▶ [Exercise aim]
Write out the data below in full, unchanged, minus the images.

▶ [Raw data]
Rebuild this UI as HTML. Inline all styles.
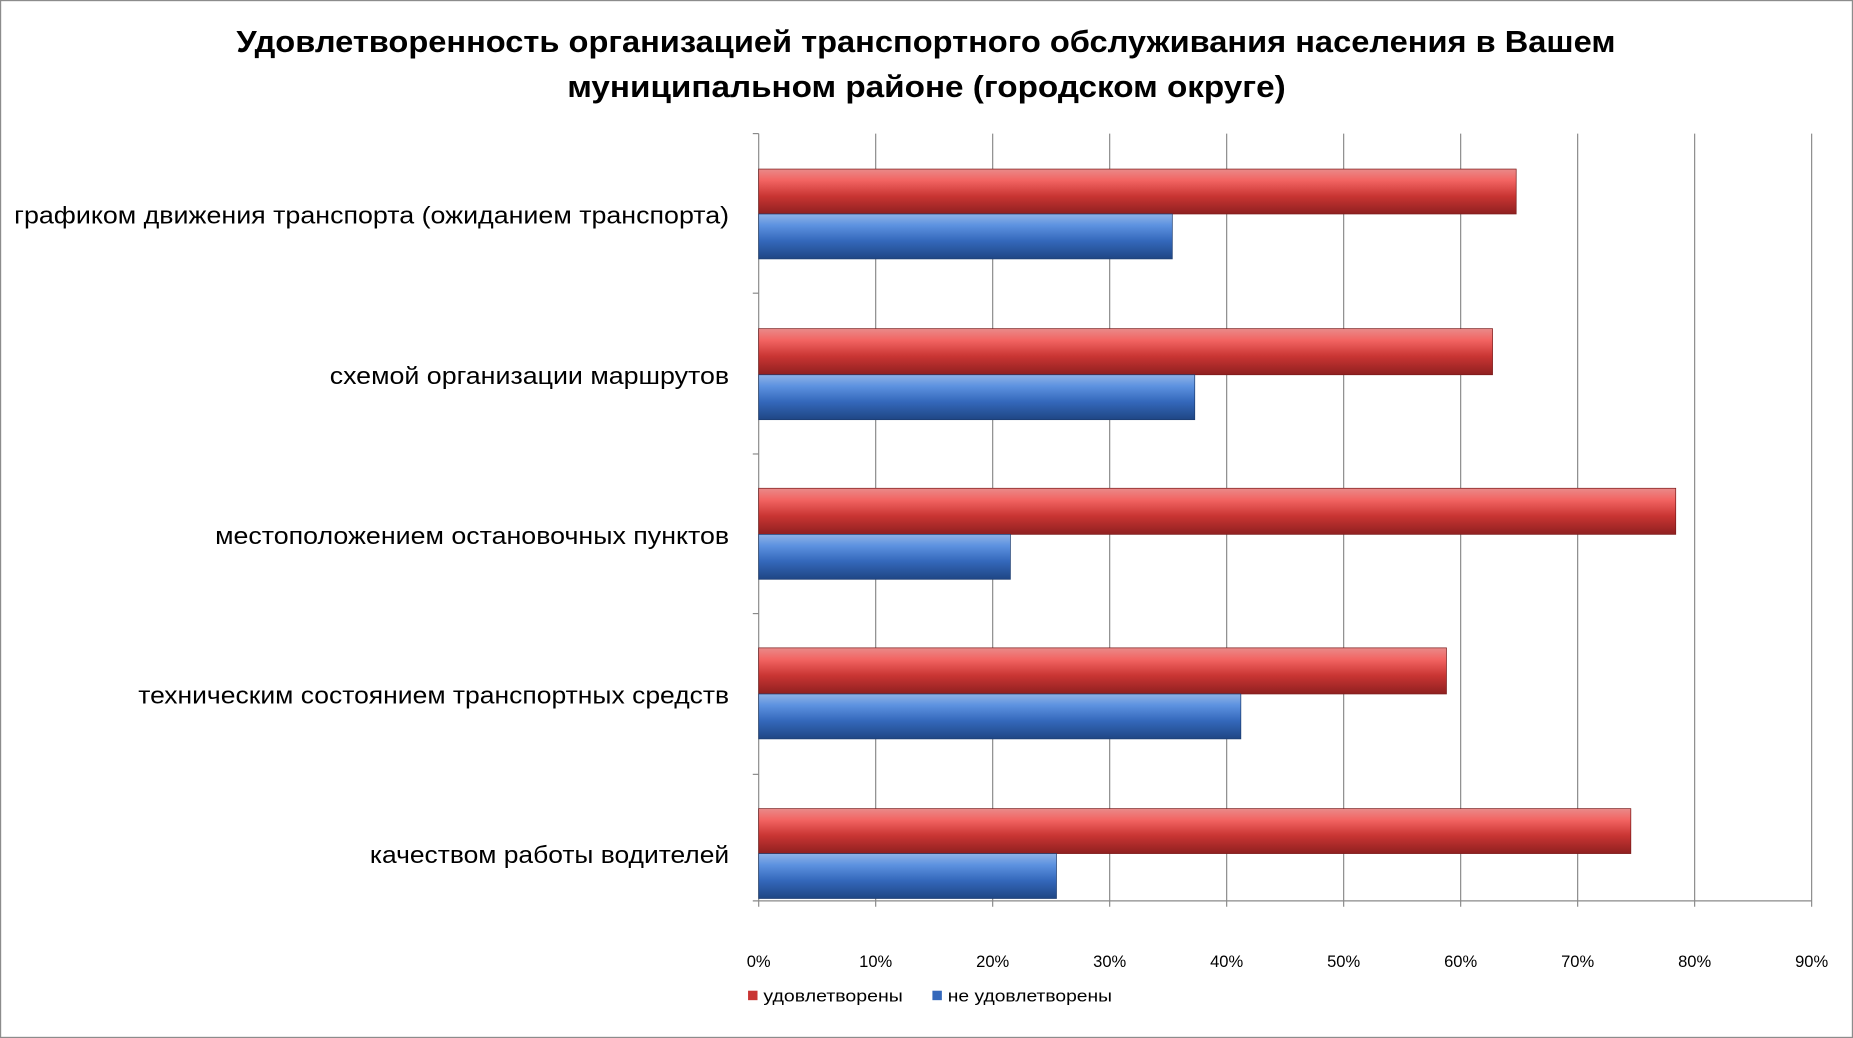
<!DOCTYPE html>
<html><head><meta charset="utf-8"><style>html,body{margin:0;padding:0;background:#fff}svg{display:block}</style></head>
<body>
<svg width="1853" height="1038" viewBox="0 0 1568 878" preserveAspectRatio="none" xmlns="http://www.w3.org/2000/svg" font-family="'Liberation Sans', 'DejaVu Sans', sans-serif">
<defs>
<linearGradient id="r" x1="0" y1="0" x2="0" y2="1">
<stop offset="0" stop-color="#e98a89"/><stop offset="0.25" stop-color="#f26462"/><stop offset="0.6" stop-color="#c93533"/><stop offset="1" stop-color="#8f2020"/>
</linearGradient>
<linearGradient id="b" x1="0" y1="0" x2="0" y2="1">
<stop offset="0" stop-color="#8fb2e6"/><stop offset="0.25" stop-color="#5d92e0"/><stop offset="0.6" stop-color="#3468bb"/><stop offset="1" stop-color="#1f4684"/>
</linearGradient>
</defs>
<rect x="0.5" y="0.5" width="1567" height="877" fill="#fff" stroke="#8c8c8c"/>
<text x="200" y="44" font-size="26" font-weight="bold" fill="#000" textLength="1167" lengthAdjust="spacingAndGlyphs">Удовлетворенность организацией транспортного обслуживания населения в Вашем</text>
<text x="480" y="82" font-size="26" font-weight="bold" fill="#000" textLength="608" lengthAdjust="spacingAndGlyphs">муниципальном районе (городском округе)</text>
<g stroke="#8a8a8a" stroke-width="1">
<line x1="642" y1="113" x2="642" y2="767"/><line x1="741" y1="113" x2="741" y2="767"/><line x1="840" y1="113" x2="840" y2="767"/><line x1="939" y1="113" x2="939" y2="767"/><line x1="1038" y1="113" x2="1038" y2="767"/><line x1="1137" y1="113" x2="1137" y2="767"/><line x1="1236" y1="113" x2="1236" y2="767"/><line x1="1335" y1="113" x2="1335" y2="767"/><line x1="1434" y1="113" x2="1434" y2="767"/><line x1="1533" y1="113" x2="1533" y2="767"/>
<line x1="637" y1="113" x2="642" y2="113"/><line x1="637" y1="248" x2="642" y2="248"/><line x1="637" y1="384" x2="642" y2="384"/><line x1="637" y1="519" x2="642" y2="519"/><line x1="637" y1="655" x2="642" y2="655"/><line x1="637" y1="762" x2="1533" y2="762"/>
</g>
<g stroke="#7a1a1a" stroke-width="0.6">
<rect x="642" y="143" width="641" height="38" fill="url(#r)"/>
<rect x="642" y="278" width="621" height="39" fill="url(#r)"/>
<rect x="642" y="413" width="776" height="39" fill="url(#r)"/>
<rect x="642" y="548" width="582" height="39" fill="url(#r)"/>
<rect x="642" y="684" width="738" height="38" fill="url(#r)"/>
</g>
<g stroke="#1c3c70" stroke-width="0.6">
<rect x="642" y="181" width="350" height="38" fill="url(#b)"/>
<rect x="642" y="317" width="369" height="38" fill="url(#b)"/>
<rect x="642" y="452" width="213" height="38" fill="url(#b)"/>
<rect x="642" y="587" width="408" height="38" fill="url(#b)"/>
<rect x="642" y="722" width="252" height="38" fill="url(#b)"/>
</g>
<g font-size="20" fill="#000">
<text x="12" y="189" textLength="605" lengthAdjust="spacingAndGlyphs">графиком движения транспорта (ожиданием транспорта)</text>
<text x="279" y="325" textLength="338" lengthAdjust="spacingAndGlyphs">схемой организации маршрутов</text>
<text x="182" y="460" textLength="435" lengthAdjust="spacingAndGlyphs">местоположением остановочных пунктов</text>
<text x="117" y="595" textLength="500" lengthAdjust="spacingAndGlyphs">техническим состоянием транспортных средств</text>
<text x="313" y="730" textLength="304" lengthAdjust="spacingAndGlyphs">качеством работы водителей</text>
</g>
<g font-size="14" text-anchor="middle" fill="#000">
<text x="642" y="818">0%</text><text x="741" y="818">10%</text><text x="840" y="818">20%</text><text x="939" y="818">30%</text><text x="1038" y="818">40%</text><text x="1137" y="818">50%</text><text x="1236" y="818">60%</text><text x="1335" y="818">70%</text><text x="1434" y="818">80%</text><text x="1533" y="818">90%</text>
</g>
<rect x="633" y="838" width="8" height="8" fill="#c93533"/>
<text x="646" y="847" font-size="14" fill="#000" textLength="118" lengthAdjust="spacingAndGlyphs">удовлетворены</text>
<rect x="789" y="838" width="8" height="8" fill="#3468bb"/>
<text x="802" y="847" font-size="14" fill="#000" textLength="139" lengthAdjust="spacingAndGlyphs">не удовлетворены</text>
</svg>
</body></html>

▶ [Finished task]
Rebuild this UI as HTML. Inline all styles.
<!DOCTYPE html>
<html><head><meta charset="utf-8"><style>html,body{margin:0;padding:0;background:#fff}svg{display:block}</style></head>
<body>
<svg width="1853" height="1038" viewBox="0 0 1568 878" preserveAspectRatio="none" xmlns="http://www.w3.org/2000/svg" font-family="'Liberation Sans', 'DejaVu Sans', sans-serif">
<defs>
<linearGradient id="r" x1="0" y1="0" x2="0" y2="1">
<stop offset="0" stop-color="#e98a89"/><stop offset="0.25" stop-color="#f26462"/><stop offset="0.6" stop-color="#c93533"/><stop offset="1" stop-color="#8f2020"/>
</linearGradient>
<linearGradient id="b" x1="0" y1="0" x2="0" y2="1">
<stop offset="0" stop-color="#8fb2e6"/><stop offset="0.25" stop-color="#5d92e0"/><stop offset="0.6" stop-color="#3468bb"/><stop offset="1" stop-color="#1f4684"/>
</linearGradient>
</defs>
<rect x="0.5" y="0.5" width="1567" height="877" fill="#fff" stroke="#8c8c8c"/>
<text x="200" y="44" font-size="26" font-weight="bold" fill="#000" textLength="1167" lengthAdjust="spacingAndGlyphs">Удовлетворенность организацией транспортного обслуживания населения в Вашем</text>
<text x="480" y="82" font-size="26" font-weight="bold" fill="#000" textLength="608" lengthAdjust="spacingAndGlyphs">муниципальном районе (городском округе)</text>
<g stroke="#8a8a8a" stroke-width="1">
<line x1="642" y1="113" x2="642" y2="767"/><line x1="741" y1="113" x2="741" y2="767"/><line x1="840" y1="113" x2="840" y2="767"/><line x1="939" y1="113" x2="939" y2="767"/><line x1="1038" y1="113" x2="1038" y2="767"/><line x1="1137" y1="113" x2="1137" y2="767"/><line x1="1236" y1="113" x2="1236" y2="767"/><line x1="1335" y1="113" x2="1335" y2="767"/><line x1="1434" y1="113" x2="1434" y2="767"/><line x1="1533" y1="113" x2="1533" y2="767"/>
<line x1="637" y1="113" x2="642" y2="113"/><line x1="637" y1="248" x2="642" y2="248"/><line x1="637" y1="384" x2="642" y2="384"/><line x1="637" y1="519" x2="642" y2="519"/><line x1="637" y1="655" x2="642" y2="655"/><line x1="637" y1="762" x2="1533" y2="762"/>
</g>
<g stroke="#7a1a1a" stroke-width="0.6">
<rect x="642" y="143" width="641" height="38" fill="url(#r)"/>
<rect x="642" y="278" width="621" height="39" fill="url(#r)"/>
<rect x="642" y="413" width="776" height="39" fill="url(#r)"/>
<rect x="642" y="548" width="582" height="39" fill="url(#r)"/>
<rect x="642" y="684" width="738" height="38" fill="url(#r)"/>
</g>
<g stroke="#1c3c70" stroke-width="0.6">
<rect x="642" y="181" width="350" height="38" fill="url(#b)"/>
<rect x="642" y="317" width="369" height="38" fill="url(#b)"/>
<rect x="642" y="452" width="213" height="38" fill="url(#b)"/>
<rect x="642" y="587" width="408" height="38" fill="url(#b)"/>
<rect x="642" y="722" width="252" height="38" fill="url(#b)"/>
</g>
<g font-size="20" fill="#000">
<text x="12" y="189" textLength="605" lengthAdjust="spacingAndGlyphs">графиком движения транспорта (ожиданием транспорта)</text>
<text x="279" y="325" textLength="338" lengthAdjust="spacingAndGlyphs">схемой организации маршрутов</text>
<text x="182" y="460" textLength="435" lengthAdjust="spacingAndGlyphs">местоположением остановочных пунктов</text>
<text x="117" y="595" textLength="500" lengthAdjust="spacingAndGlyphs">техническим состоянием транспортных средств</text>
<text x="313" y="730" textLength="304" lengthAdjust="spacingAndGlyphs">качеством работы водителей</text>
</g>
<g font-size="14" text-anchor="middle" fill="#000">
<text x="642" y="818">0%</text><text x="741" y="818">10%</text><text x="840" y="818">20%</text><text x="939" y="818">30%</text><text x="1038" y="818">40%</text><text x="1137" y="818">50%</text><text x="1236" y="818">60%</text><text x="1335" y="818">70%</text><text x="1434" y="818">80%</text><text x="1533" y="818">90%</text>
</g>
<rect x="633" y="838" width="8" height="8" fill="#c93533"/>
<text x="646" y="847" font-size="14" fill="#000" textLength="118" lengthAdjust="spacingAndGlyphs">удовлетворены</text>
<rect x="789" y="838" width="8" height="8" fill="#3468bb"/>
<text x="802" y="847" font-size="14" fill="#000" textLength="139" lengthAdjust="spacingAndGlyphs">не удовлетворены</text>
</svg>
</body></html>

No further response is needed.